GAMI gusset (Luke Kerr)
FAA Designated Engineering Representative Victor Juarez then designed a small, artfully tapered gusset that bridges the critical area, eliminating the stress concentration. The GAMI team hardened the perimeters of rivet and bolt holes in the affected area, increasing their lives several-fold. The FAA approved the modification without testing a wing, solely on the basis of extensive analytical documentation the company supplied.

GAMI intended to turn over the rights to the AMOC to the T-34 Association, but to Braly and Roehl's surprise, the association's board chose not to involve itself in the airframe repair business or to endorse any particular AMOC. So Braly and Roehl formed the T-34 Spar Corporation, which provides the required inspections and modifications at a number of sites for $14,000.

The costliest repair is offered by Nogle & Black Aviation of Tuscola, Illinois.
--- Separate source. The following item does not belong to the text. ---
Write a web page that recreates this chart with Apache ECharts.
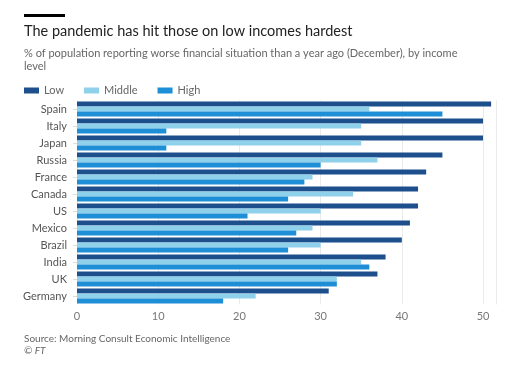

Charlie Nogle and his son Jud are, like Earle Parks, longtime eminences in the T-34 community. The Nogles scrap the existing spars and replace them with one more massive and better made than the original. The new spar also provides a shear web that runs all the way out to the wingtip (the original T-34 web stops a little outboard of the landing gear). The full-length web looks stronger, but its real function is to provide support for supplemental rubber fuel bladders in the leading edges outboard of the standard tanks, whose 50-gallon capacity may not be enough for the bigger-engine airplanes.